> **Exercise requirements**
Find every line in the records below that holds the word "file", and copy each one.

> **Material**
=======
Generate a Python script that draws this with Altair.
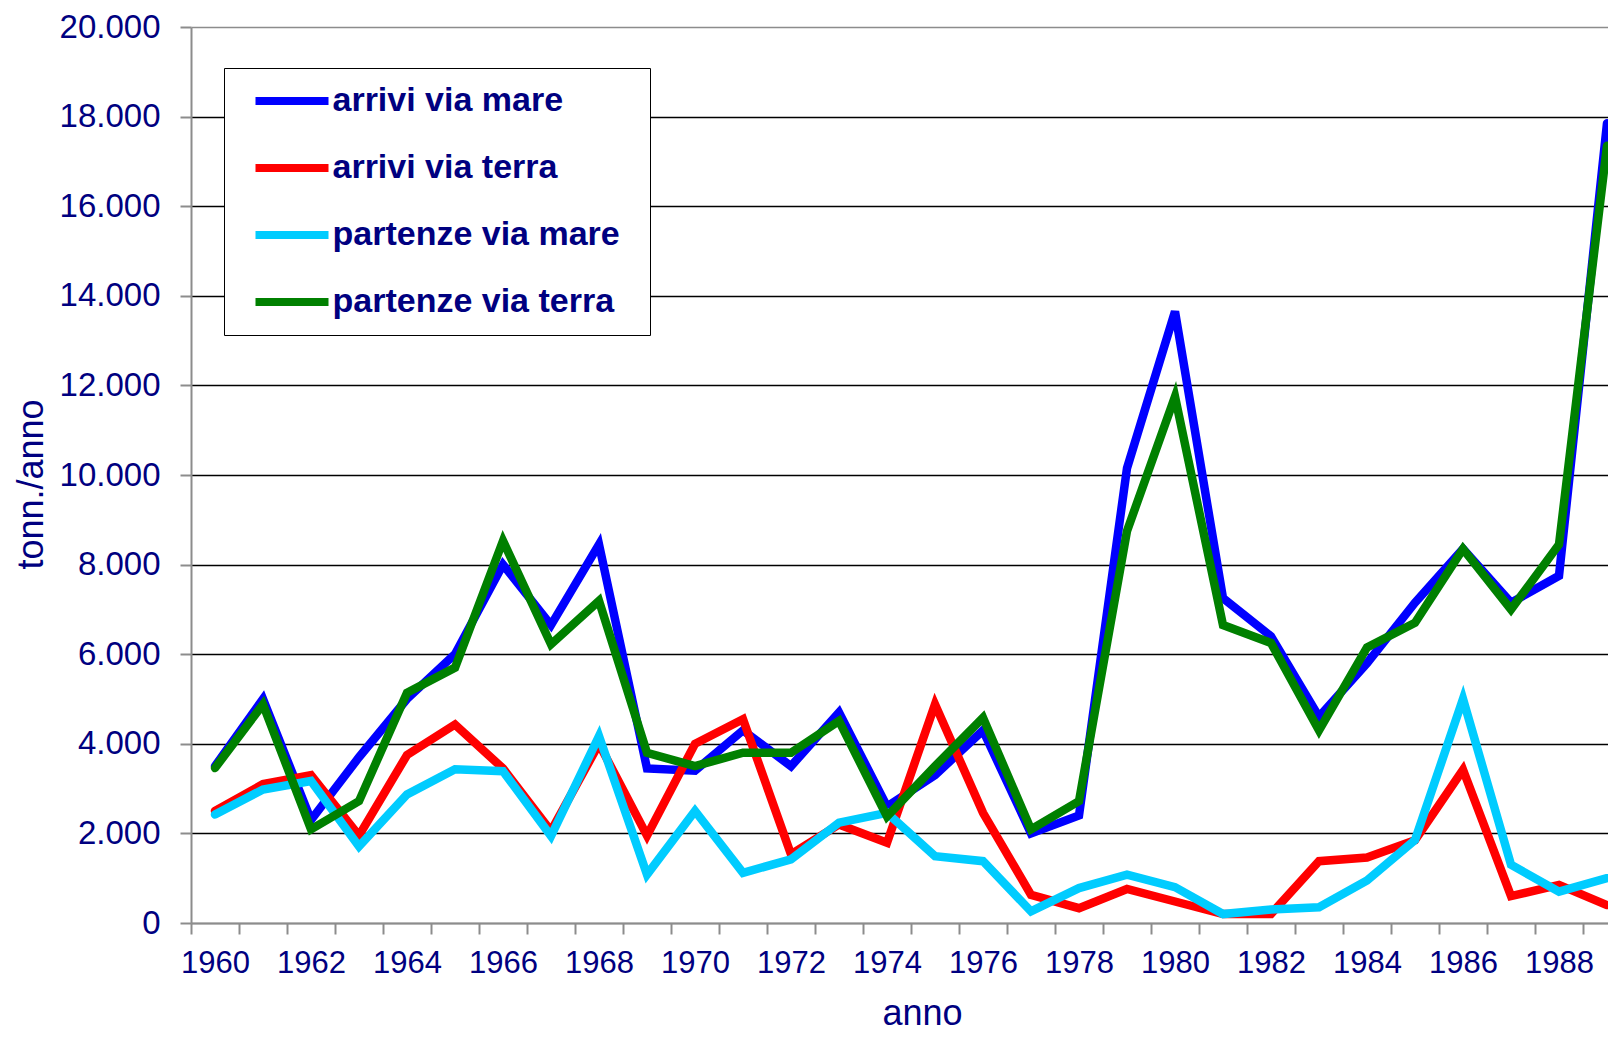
=======
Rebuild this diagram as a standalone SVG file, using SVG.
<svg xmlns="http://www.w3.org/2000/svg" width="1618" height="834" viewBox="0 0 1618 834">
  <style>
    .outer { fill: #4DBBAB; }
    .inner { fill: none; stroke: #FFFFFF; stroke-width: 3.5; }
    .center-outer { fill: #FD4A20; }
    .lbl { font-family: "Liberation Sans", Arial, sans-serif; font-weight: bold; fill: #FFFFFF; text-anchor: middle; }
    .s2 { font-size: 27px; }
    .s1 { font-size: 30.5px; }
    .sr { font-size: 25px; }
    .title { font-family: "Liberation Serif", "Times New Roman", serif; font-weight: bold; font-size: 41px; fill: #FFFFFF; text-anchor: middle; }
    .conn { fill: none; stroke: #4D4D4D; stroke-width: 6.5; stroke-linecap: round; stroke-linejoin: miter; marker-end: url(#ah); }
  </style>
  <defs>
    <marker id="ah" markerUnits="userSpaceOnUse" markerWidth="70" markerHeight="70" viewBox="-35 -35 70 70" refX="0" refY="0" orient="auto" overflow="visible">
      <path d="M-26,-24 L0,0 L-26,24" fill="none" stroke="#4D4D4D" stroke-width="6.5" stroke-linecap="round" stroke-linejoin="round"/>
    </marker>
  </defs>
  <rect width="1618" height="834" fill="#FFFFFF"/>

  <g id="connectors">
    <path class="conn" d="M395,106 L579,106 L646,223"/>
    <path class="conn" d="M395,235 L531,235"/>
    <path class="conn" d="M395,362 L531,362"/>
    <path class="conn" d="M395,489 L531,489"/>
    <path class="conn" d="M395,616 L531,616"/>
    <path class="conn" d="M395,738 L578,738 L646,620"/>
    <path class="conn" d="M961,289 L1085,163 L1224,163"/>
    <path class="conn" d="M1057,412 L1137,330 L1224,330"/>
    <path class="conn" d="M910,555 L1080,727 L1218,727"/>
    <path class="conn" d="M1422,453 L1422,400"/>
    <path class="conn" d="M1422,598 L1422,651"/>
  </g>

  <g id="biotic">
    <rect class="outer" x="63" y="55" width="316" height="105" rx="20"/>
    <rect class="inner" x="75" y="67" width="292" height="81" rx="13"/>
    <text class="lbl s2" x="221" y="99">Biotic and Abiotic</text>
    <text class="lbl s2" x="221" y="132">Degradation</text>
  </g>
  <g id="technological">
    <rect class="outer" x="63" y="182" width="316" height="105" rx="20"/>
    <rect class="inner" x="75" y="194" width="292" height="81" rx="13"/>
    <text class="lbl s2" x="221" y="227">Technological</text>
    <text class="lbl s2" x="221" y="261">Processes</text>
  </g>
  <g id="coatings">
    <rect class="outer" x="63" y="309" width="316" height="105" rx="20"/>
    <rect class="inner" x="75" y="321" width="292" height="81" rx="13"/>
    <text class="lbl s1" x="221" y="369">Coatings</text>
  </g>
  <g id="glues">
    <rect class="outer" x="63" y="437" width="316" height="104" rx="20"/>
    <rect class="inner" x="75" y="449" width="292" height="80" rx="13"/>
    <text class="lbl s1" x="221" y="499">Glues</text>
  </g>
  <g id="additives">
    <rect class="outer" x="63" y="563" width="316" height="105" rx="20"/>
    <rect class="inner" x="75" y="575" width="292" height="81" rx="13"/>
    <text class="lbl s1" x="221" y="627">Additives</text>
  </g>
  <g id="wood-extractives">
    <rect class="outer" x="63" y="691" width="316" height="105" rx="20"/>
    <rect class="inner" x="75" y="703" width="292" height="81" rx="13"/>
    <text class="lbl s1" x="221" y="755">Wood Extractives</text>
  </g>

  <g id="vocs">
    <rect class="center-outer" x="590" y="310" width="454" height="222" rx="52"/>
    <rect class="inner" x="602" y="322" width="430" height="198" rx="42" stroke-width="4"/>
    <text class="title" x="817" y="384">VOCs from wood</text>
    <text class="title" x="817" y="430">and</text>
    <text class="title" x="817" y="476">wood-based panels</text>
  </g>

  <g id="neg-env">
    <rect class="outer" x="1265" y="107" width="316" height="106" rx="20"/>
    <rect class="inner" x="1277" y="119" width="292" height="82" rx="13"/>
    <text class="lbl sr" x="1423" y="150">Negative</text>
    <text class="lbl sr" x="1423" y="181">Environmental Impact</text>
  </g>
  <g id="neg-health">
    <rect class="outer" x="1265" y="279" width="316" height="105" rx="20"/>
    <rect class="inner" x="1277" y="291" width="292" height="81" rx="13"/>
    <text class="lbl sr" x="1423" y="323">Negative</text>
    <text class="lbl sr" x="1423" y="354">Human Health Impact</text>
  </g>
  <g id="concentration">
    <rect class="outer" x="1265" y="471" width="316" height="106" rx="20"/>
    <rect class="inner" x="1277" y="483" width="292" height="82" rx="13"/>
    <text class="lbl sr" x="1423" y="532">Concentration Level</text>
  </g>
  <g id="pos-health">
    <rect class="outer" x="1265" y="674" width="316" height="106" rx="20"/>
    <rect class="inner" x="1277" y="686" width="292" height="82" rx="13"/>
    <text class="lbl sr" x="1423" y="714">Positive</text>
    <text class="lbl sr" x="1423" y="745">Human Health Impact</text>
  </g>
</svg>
=======
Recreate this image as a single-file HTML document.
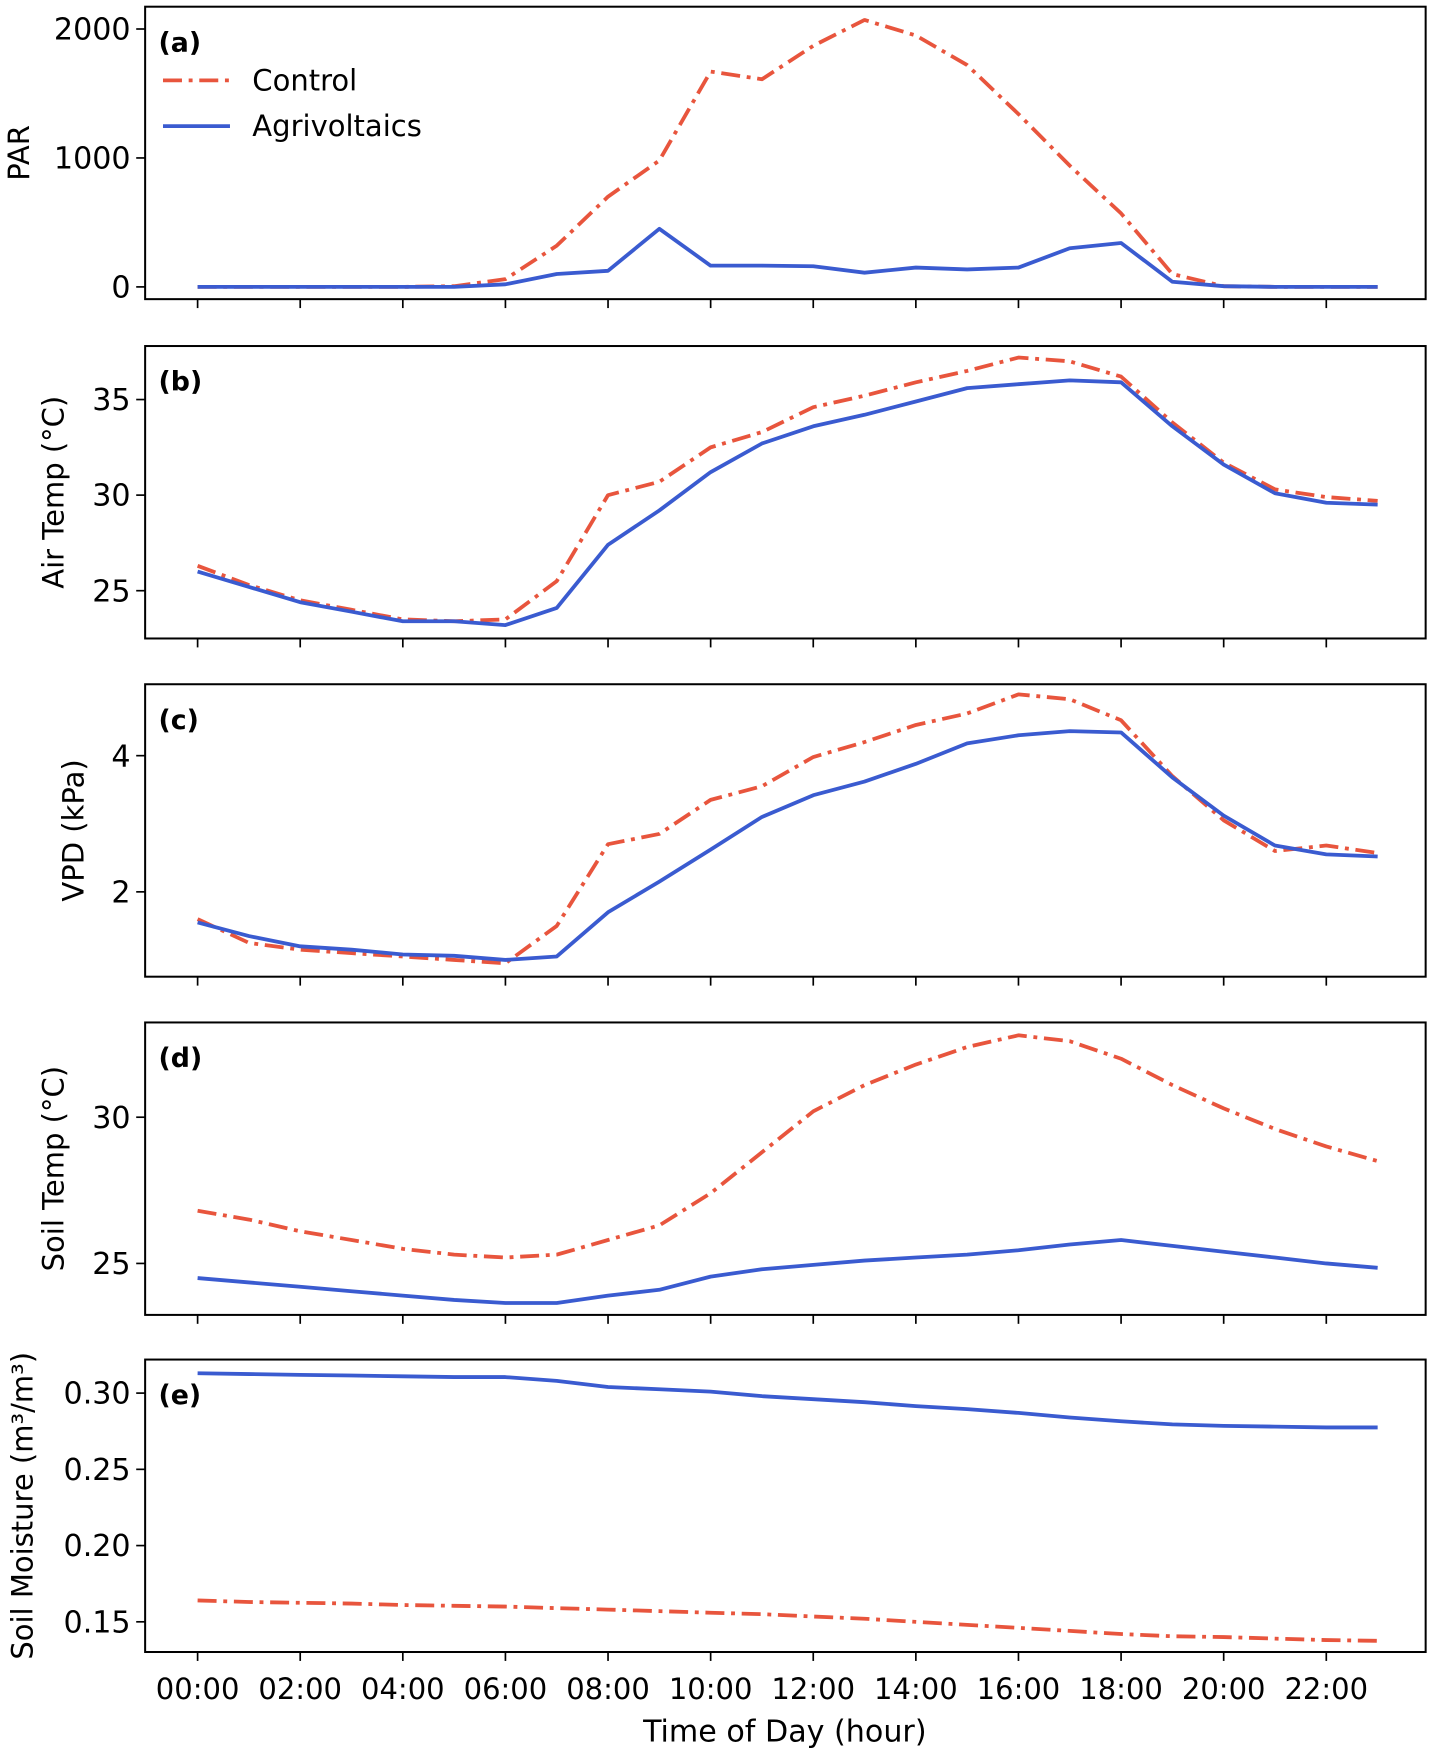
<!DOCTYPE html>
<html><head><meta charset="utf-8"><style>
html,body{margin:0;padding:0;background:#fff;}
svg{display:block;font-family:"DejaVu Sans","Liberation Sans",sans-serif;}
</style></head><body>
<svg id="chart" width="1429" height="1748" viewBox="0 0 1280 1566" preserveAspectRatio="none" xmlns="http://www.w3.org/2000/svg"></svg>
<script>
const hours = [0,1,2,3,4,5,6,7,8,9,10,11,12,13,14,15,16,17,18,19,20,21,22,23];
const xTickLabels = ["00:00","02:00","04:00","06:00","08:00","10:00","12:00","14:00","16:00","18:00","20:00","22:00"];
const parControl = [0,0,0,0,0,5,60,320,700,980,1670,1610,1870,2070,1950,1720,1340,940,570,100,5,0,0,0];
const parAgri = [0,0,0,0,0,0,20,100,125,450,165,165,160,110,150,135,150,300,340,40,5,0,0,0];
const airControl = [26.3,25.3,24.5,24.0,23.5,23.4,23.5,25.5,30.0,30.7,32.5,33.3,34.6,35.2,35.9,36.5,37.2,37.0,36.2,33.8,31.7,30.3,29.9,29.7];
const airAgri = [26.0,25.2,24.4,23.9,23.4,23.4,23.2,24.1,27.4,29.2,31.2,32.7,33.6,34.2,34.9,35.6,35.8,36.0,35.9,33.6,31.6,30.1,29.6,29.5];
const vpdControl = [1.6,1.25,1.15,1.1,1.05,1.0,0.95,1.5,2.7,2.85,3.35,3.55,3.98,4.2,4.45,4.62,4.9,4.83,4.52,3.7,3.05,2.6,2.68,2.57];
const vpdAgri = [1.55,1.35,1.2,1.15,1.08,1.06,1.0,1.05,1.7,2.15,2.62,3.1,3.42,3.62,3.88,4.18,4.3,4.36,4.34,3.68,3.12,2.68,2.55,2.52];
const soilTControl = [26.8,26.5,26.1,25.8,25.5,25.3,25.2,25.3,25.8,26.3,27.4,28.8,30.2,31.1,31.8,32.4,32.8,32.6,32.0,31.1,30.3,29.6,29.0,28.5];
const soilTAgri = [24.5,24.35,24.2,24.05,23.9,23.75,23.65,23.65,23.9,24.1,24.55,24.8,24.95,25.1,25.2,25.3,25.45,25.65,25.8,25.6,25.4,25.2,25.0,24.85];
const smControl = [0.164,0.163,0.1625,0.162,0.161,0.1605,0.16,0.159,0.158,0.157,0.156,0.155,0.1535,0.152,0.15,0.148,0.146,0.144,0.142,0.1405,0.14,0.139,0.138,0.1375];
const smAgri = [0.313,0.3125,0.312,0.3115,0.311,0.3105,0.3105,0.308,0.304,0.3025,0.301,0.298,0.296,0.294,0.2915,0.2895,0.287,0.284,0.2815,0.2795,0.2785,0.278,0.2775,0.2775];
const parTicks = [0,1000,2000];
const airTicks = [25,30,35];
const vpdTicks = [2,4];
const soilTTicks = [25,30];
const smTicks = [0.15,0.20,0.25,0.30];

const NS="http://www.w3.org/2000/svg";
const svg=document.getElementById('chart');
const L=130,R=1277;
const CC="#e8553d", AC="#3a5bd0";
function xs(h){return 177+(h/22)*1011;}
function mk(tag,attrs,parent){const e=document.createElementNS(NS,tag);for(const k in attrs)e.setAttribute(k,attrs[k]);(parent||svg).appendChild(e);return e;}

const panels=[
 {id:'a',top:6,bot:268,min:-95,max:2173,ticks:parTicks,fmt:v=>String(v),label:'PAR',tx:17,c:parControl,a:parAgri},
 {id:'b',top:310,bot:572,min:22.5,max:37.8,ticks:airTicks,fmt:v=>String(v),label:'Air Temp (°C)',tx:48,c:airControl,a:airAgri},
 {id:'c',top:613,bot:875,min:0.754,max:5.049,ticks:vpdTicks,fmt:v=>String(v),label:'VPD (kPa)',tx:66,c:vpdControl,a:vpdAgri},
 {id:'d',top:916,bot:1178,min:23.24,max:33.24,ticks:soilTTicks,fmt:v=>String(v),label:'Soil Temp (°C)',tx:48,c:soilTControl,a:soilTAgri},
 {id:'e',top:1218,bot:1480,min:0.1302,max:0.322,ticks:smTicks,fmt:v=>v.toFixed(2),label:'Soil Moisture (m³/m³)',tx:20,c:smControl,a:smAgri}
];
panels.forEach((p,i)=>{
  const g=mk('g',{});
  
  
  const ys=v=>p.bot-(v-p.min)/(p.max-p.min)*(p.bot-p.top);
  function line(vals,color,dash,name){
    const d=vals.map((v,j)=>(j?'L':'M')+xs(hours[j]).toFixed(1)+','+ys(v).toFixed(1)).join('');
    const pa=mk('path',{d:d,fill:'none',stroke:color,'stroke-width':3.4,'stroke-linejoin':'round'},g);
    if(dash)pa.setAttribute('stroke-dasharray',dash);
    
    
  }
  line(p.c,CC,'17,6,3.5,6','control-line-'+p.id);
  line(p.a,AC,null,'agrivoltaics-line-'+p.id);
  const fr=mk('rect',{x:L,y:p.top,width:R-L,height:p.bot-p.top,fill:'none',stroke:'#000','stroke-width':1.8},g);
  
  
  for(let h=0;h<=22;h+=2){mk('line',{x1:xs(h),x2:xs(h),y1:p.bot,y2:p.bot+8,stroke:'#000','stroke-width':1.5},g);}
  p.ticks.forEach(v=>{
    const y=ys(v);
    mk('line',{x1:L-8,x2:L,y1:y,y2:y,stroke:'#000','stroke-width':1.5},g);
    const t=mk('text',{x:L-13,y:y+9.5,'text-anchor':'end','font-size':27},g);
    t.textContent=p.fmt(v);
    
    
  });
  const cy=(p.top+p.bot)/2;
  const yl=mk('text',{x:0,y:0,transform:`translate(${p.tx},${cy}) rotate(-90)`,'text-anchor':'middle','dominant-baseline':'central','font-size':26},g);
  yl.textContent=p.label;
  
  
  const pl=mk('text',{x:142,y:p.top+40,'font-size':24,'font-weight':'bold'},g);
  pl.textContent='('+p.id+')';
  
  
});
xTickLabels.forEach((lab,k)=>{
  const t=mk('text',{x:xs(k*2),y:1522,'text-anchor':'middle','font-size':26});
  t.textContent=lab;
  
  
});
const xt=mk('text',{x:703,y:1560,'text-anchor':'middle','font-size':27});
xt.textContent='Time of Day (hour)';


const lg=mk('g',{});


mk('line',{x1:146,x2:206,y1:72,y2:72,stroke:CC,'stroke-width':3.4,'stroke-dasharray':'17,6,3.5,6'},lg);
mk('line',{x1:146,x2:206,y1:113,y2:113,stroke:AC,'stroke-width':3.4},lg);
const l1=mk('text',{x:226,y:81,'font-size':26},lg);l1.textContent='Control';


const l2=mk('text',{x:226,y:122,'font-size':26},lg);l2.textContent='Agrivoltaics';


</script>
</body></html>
=======
> **Task solution**
Rebuild this diagram as a standalone SVG file, using SVG.
Recreate this image as a single-file HTML document.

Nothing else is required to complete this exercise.